▸ Written request: Your output is the lines from the first one to the one containing "131300, 43200, 88100];", repeated exactly, with images left out.

- - - - - - -

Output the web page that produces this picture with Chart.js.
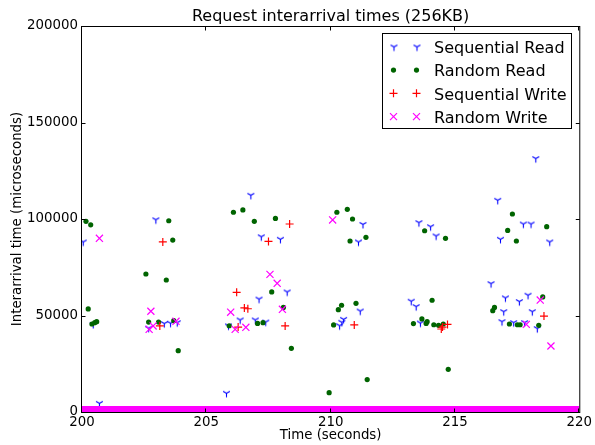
<!DOCTYPE html>
<html>
<head>
<meta charset="utf-8">
<script src="https://cdn.jsdelivr.net/npm/chart.js@4.4.1/dist/chart.umd.min.js"></script>
<style>
  html, body { margin: 0; padding: 0; background: #fff; }
  #wrap { width: 595px; height: 445px; }
</style>
</head>
<body>
<div id="wrap"><canvas id="chart" width="595" height="445"></canvas></div>
<script>
// ---------- Data ----------
const TITLE = "Request interarrival times (256KB)";
const xTicks = [200, 205, 210, 215, 220];
const yTicks = [0, 50000, 100000, 150000, 200000];

const seqReadX = [200.05, 200.45, 200.7, 202.68, 202.97, 203.31, 203.56, 203.83, 205.81, 205.89, 206.36, 206.79,
  206.97, 207.12, 207.21, 207.39, 207.98, 208.25, 210.36, 210.45, 210.52, 211.12, 211.19, 211.3,
  213.24, 213.44, 213.55, 213.61, 214.02, 214.24, 216.45, 216.72, 216.83, 216.89, 216.96, 217.03,
  217.36, 217.59, 217.75, 217.8, 217.94, 218.06, 218.11, 218.25, 218.31, 218.81];
const seqReadY = [88100, 45400, 4500, 43400, 99600, 45800, 46000, 46300, 9700, 44600, 47700, 112300,
  47700, 58500, 90800, 46600, 89500, 62200, 44700, 46500, 48000, 88100, 52300, 97200,
  57400, 54600, 98100, 46100, 96000, 91200, 66500, 109700, 89500, 46800, 52000, 59100,
  46300, 57200, 97400, 46300, 60500, 97400, 52000, 131300, 43200, 88100];

const randReadX = [200.16, 200.25, 200.35, 200.4, 200.51, 200.59, 202.57, 202.68, 203.08, 203.39, 203.49, 203.65,
  203.69, 203.87, 205.92, 206.09, 206.47, 206.93, 207.06, 207.28, 207.63, 207.78, 208.1, 208.42,
  209.94, 210.12, 210.25, 210.31, 210.44, 210.67, 210.78, 210.88, 211.02, 211.42, 211.47,
  213.33, 213.67, 213.78, 213.84, 213.88, 214.08, 214.15, 214.34, 214.53, 214.62, 214.73,
  216.52, 216.59, 217.12, 217.19, 217.31, 217.47, 217.51, 217.62, 218.37, 218.53, 218.69];
const randReadY = [98800, 53400, 97000, 45600, 46300, 46800, 71500, 46600, 46600, 68400, 99100, 89100,
  47300, 31800, 44700, 103500, 104700, 98800, 45900, 46300, 62200, 100300, 54200, 33000,
  10000, 45100, 103500, 53000, 55300, 105000, 88600, 100000, 56300, 90500, 16800,
  45800, 48200, 93900, 45900, 46800, 57900, 45200, 44900, 45600, 90000, 22100,
  52500, 54200, 94100, 45600, 102600, 88600, 45200, 45200, 44900, 59600, 96000];

const seqWriteX = [203.13, 203.25, 206.22, 206.28, 206.53, 206.67, 207.5, 208.17, 208.35, 210.95,
  214.45, 214.5, 214.7, 218.58];
const seqWriteY = [44600, 88100, 62000, 44000, 53900, 53500, 88400, 44600, 97400, 45100,
  43000, 44000, 45400, 49700];

const randWriteX = [200.7, 202.7, 202.77, 202.86, 203.78, 205.98, 206.16, 206.59, 207.56, 207.85,
  208.06, 210.08, 217.87, 218.43, 218.86];
const randWriteY = [90000, 42800, 52200, 44600, 47000, 51700, 42800, 43900, 71300, 66700,
  53200, 99500, 45400, 58000, 34200];

// dense random-write floor (thousands of tiny values that merge into a band)
const randWriteFloorX = [200, 220];
const randWriteFloorY = [1550, 1550];

const FONT = '"DejaVu Sans", sans-serif';
const BLUE = "#0000ff", GREEN = "#006400", RED = "#ff0000", MAGENTA = "#ff00ff";

const toPts = (xs, ys) => xs.map((x, i) => ({ x, y: ys[i] }));

// matplotlib "tri_down" marker as a small canvas
function triDown(color, r) {
  const s = 11;
  const c = document.createElement("canvas");
  c.width = s; c.height = s;
  const g = c.getContext("2d");
  const m = s / 2;
  g.strokeStyle = color; g.lineWidth = 1.1;
  g.beginPath();
  g.moveTo(m, m); g.lineTo(m, m + r);
  g.moveTo(m, m); g.lineTo(m - r * 0.866, m - r * 0.5);
  g.moveTo(m, m); g.lineTo(m + r * 0.866, m - r * 0.5);
  g.stroke();
  return c;
}
const triImg = triDown(BLUE, 3.9);

// ---------- Plugins ----------
const titleText = {
  id: "titleText",
  afterDraw(chart) {
    const { ctx, chartArea: a } = chart;
    ctx.save();
    ctx.fillStyle = "#000";
    ctx.font = "16px " + FONT;
    ctx.textAlign = "center";
    ctx.textBaseline = "alphabetic";
    ctx.fillText(TITLE, (a.left + a.right) / 2, 20.7);
    ctx.restore();
  }
};

const frame = {
  id: "frame",
  afterDatasetsDraw(chart) {
    const { ctx, chartArea: a, scales: { x, y } } = chart;
    const L = a.left - 0.5, R = a.right + 0.5, T = a.top + 0.5, B = a.bottom + 0.5;
    ctx.save();
    ctx.strokeStyle = "#000";
    ctx.lineWidth = 1;
    ctx.strokeRect(L, T, R - L, B - T);
    ctx.beginPath();
    xTicks.forEach(v => {
      const px = Math.round(x.getPixelForValue(v)) - 0.5;
      ctx.moveTo(px, B); ctx.lineTo(px, B - 4);
      ctx.moveTo(px, T); ctx.lineTo(px, T + 4);
    });
    yTicks.forEach(v => {
      const py = Math.round(y.getPixelForValue(v)) + 0.5;
      ctx.moveTo(L, py); ctx.lineTo(L + 4, py);
      ctx.moveTo(R, py); ctx.lineTo(R - 4, py);
    });
    ctx.stroke();
    ctx.restore();
  }
};

const LEGEND = [
  { label: "Sequential Read", mark: "tri", color: BLUE },
  { label: "Random Read", mark: "dot", color: GREEN },
  { label: "Sequential Write", mark: "plus", color: RED },
  { label: "Random Write", mark: "x", color: MAGENTA }
];

function drawMark(ctx, mark, color, x, y) {
  ctx.strokeStyle = color; ctx.fillStyle = color; ctx.lineWidth = 1.2;
  ctx.beginPath();
  if (mark === "tri") {
    ctx.drawImage(triImg, Math.round(x) - triImg.width / 2, Math.round(y) - triImg.height / 2);
    return;
  }
  if (mark === "dot") { ctx.arc(x, y, 2.6, 0, Math.PI * 2); ctx.fill(); return; }
  if (mark === "plus") { ctx.moveTo(x - 4, y); ctx.lineTo(x + 4, y); ctx.moveTo(x, y - 4); ctx.lineTo(x, y + 4); }
  if (mark === "x") { ctx.moveTo(x - 3.5, y - 3.5); ctx.lineTo(x + 3.5, y + 3.5); ctx.moveTo(x - 3.5, y + 3.5); ctx.lineTo(x + 3.5, y - 3.5); }
  ctx.stroke();
}

const boxLegend = {
  id: "boxLegend",
  afterDraw(chart) {
    const ctx = chart.ctx;
    ctx.save();
    ctx.fillStyle = "#fff";
    ctx.fillRect(382.5, 33.5, 189, 95);
    ctx.strokeStyle = "#000"; ctx.lineWidth = 1;
    ctx.strokeRect(382.5, 33.5, 189, 95);
    LEGEND.forEach((e, i) => {
      const yRow = 46.7 + i * 23.33;
      drawMark(ctx, e.mark, e.color, 393.5, yRow);
      drawMark(ctx, e.mark, e.color, 416.5, yRow);
      ctx.fillStyle = "#000";
      ctx.font = "16px " + FONT;
      ctx.textAlign = "left";
      ctx.textBaseline = "alphabetic";
      ctx.fillText(e.label, 434, yRow + 6.3);
    });
    ctx.restore();
  }
};

// ---------- Chart ----------
new Chart(document.getElementById("chart"), {
  type: "scatter",
  data: {
    datasets: [
      { label: "Sequential Read", data: toPts(seqReadX, seqReadY), pointStyle: triImg, pointRadius: 3.9, order: 4 },
      { label: "Random Read", data: toPts(randReadX, randReadY), pointStyle: "circle", pointRadius: 2.6,
        backgroundColor: GREEN, borderColor: GREEN, borderWidth: 0, order: 3 },
      { label: "Sequential Write", data: toPts(seqWriteX, seqWriteY), pointStyle: "cross", pointRadius: 4,
        borderColor: RED, borderWidth: 1.2, order: 2 },
      { label: "Random Write", data: toPts(randWriteX, randWriteY), pointStyle: "crossRot", pointRadius: 5,
        borderColor: MAGENTA, borderWidth: 1.2, order: 1 },
      { label: "Random Write floor", data: toPts(randWriteFloorX, randWriteFloorY), showLine: true,
        borderColor: MAGENTA, borderWidth: 6, pointRadius: 0, clip: 0, order: 0 }
    ]
  },
  options: {
    responsive: false,
    animation: false,
    events: [],
    devicePixelRatio: 1,
    layout: { padding: { left: 0, right: 15, top: 26, bottom: 0 } },
    plugins: {
      legend: { display: false },
      tooltip: { enabled: false },
      title: { display: false }
    },
    scales: {
      x: {
        type: "linear", min: 200, max: 220,
        afterBuildTicks: s => { s.ticks = xTicks.map(v => ({ value: v })); },
        afterFit: s => { s.height = 33; },
        grid: { display: false, drawTicks: false },
        border: { display: false },
        ticks: { color: "#000", font: { family: FONT, size: 13.33 }, padding: 3, maxRotation: 0, callback: v => String(v) },
        title: { display: true, text: "Time (seconds)", color: "#000", font: { family: FONT, size: 13.33 }, padding: { top: 0, bottom: 1.6 } }
      },
      y: {
        type: "linear", min: 0, max: 200000,
        afterBuildTicks: s => { s.ticks = yTicks.map(v => ({ value: v })); },
        afterFit: s => { s.width = 82; },
        grid: { display: false, drawTicks: false },
        border: { display: false },
        ticks: { color: "#000", font: { family: FONT, size: 13.33 }, padding: 4, callback: v => String(v) },
        title: { display: true, text: "Interarrival time (microseconds)", color: "#000", font: { family: FONT, size: 13.33 }, padding: { top: 10, bottom: 0 } }
      }
    }
  },
  plugins: [titleText, frame, boxLegend]
});
</script>
</body>
</html>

- - - - - - -

▸ Reply:
Output the web page that produces this picture with Chart.js.
<!DOCTYPE html>
<html>
<head>
<meta charset="utf-8">
<script src="https://cdn.jsdelivr.net/npm/chart.js@4.4.1/dist/chart.umd.min.js"></script>
<style>
  html, body { margin: 0; padding: 0; background: #fff; }
  #wrap { width: 595px; height: 445px; }
</style>
</head>
<body>
<div id="wrap"><canvas id="chart" width="595" height="445"></canvas></div>
<script>
// ---------- Data ----------
const TITLE = "Request interarrival times (256KB)";
const xTicks = [200, 205, 210, 215, 220];
const yTicks = [0, 50000, 100000, 150000, 200000];

const seqReadX = [200.05, 200.45, 200.7, 202.68, 202.97, 203.31, 203.56, 203.83, 205.81, 205.89, 206.36, 206.79,
  206.97, 207.12, 207.21, 207.39, 207.98, 208.25, 210.36, 210.45, 210.52, 211.12, 211.19, 211.3,
  213.24, 213.44, 213.55, 213.61, 214.02, 214.24, 216.45, 216.72, 216.83, 216.89, 216.96, 217.03,
  217.36, 217.59, 217.75, 217.8, 217.94, 218.06, 218.11, 218.25, 218.31, 218.81];
const seqReadY = [88100, 45400, 4500, 43400, 99600, 45800, 46000, 46300, 9700, 44600, 47700, 112300,
  47700, 58500, 90800, 46600, 89500, 62200, 44700, 46500, 48000, 88100, 52300, 97200,
  57400, 54600, 98100, 46100, 96000, 91200, 66500, 109700, 89500, 46800, 52000, 59100,
  46300, 57200, 97400, 46300, 60500, 97400, 52000, 131300, 43200, 88100];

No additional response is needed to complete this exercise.